Oceans's Twelve (B+) (4/15)
Steven Soderbergh, 2004.

It's still easily the most entertaining film I saw last year. It's equal parts: Film tricks that look like they were long, extensive set-ups made to seem one-off and verite-esque, obviously improvised dialogue reset into the mix by clear comrades and devilishly indulgent filmmaking - and I mean unapologetically (hence the Vincent Cassel laser dance, still the best part of the film). I'd sit through it again tomorrow.



Kagemusha (A-) (4/17)
Akira Kurosawa, 1980.

Trumpet in the ending scene has been haunting me since I watched it.



DiG! (B) (4/17)
Ondi Timoner, 2004.

Now currently re-re-re obsessed with The Brian Jonestown Massacre.

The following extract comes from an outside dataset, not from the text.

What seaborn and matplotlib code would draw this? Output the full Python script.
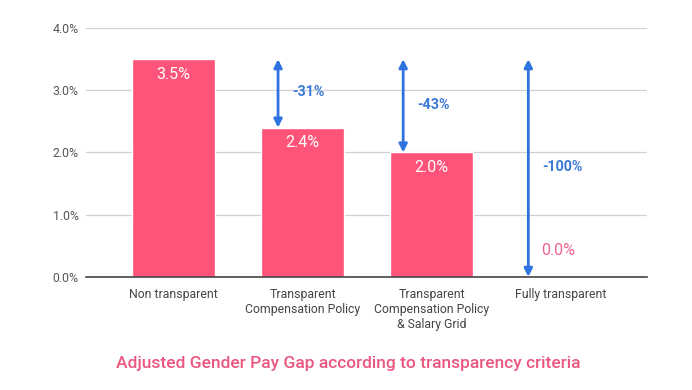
import matplotlib
matplotlib.use("Agg")
import matplotlib.pyplot as plt
import seaborn as sns

sns.set_style("white")
plt.rcParams['font.family'] = ['Roboto', 'DejaVu Sans']

# data
categories = ["Non transparent", "Transparent\nCompensation Policy",
              "Transparent\nCompensation Policy\n& Salary Grid", "Fully transparent"]
gap_values = [3.5, 2.4, 2.0, 0.0]
reductions = ["-31%", "-43%", "-100%"]

bar_color = "#FF5479"
arrow_color = "#2F74DE"
label_blue = "#3A78D6"

fig = plt.figure(figsize=(6.92, 3.90), dpi=100)
ax = fig.add_axes([0.124, 0.290, 0.811, 0.638])

sns.barplot(x=categories, y=gap_values, color=bar_color, width=0.64,
            saturation=1, ax=ax, zorder=3)

ax.set_ylim(0, 4)
ax.set_xlim(-0.68, 3.67)
ax.set_yticks([0, 1, 2, 3, 4])
ax.set_yticklabels([f"{v:.1f}%" for v in [0, 1, 2, 3, 4]])
ax.yaxis.grid(True, color="#d0d0d0", lw=0.9, zorder=0)
for s in ["top", "right", "left"]:
    ax.spines[s].set_visible(False)
ax.spines["bottom"].set_color("#444444")
ax.spines["bottom"].set_linewidth(1.2)
ax.spines["bottom"].set_zorder(4)
ax.tick_params(axis="y", length=0, pad=5, labelsize=8.8, labelcolor="#555555")
ax.tick_params(axis="x", length=0, pad=8, labelsize=8.8, labelcolor="#444444")
ax.set_xlabel("")
ax.set_ylabel("")

# value labels
for i, v in enumerate(gap_values):
    if v > 0:
        ax.text(i, v - 0.12, f"{v:.1f}%", ha="center", va="top",
                color="white", fontsize=11.5, zorder=5)
    else:
        ax.text(i - 0.15, 0.42, f"{v:.1f}%", ha="left", va="center",
                color="#F0648C", fontsize=11.5, zorder=5)

# reduction arrows
base = gap_values[0]
arrow_x = [0.81, 1.78, 2.75]
for k, (xa, red) in enumerate(zip(arrow_x, reductions)):
    target = gap_values[k + 1]
    ax.annotate("", xy=(xa, target), xytext=(xa, base),
                arrowprops=dict(arrowstyle="<|-|>", color=arrow_color, lw=2,
                                mutation_scale=12, shrinkA=0, shrinkB=0),
                zorder=6)
    ax.text(xa + 0.11, (base + target) / 2 + 0.02, red, ha="left", va="center",
            color=label_blue, fontsize=10.3, fontweight="bold", zorder=6)

fig.text(0.503, 0.068, "Adjusted Gender Pay Gap according to transparency criteria",
         ha="center", va="center", color="#E9577F", fontsize=12.5,
         fontweight="medium")

fig.savefig("out.png", dpi=100)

Saving Private Ryan (A-)(4/19)
Steven Spielberg, 1998.

Easiest film to repeatedly forgive ever.



House of Flying Daggers (C+)(4/22)
Zhang Yimou, 2004.

Full confession: The story alone is not enough to compensate for how bored I'm becoming of flawlessly staged, but rarely surprising set pieces. (The echo game, on the other hand, as well as the love scene between the cop/mole/House of Flying Daggers die-hard/jerk who stabs eye-meltingly hot Ziyi in the final scene, make the film's globular-assed love story almost worth trudging through.) Also, it personally offends me that Yimou has all but completely fled from the potent air of historical detail and the repuatation as one of the best makers of significant period pieces that don't contain digi-kicking.)